Do the distributive laws in a ring hold if the additive group is abelian and the multiplication is associative

Question

With the axiomatic approach to a ring, our textbook has three properties for something to be ring
$\mathcal{R}_1 : \langle R, + \rangle$ is an abelian group
$\mathcal{R}_2 :$ multiplication is associative.
$\mathcal{R}_3 :$ The left and right distributive laws hold. ($a(b+c)=ab+ac, (a+b)c=ac+bc$)
Now,
I know that $\mathcal{R}_3$ wouldn't exist if the first two automatically guaranteed it, but is there way to prove the distributive laws without computation? For example, and this is the problem I'm specifically trying to solve, is a subring in the matrix group of integers, M$_2(\mathbb{Z})$. It seems to me that if the addition is commutative and the multiplication is associative, the distributive laws hold. I know I am wrong, I just don't know why. And how do I then show that the laws hold, is it just computation?

Answer 1

the third proposition is the only one that connects addition and multiplication, so the first and second dont imply the third.

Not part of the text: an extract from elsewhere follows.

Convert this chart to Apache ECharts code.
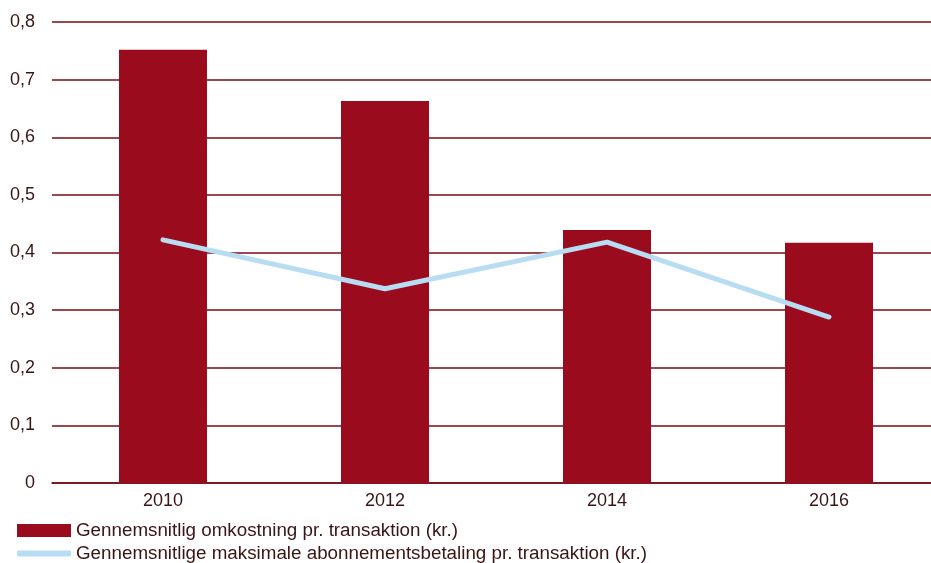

In order to come up with a simple counterexample we can consider the ring $\mathbb R$ and then twist the multiplication with a permutation.

What I mean by this is taking a bijection $f$ of the reals and definining $a\cdot b = f^{-1}(f(a)f(b))$ where the second multiplication is normal multiplication.

If you look at the multiplication by itself then it is all good because it is the same as normal multiplication but everything gets relabled, the problem is that now it wont fit with the sum.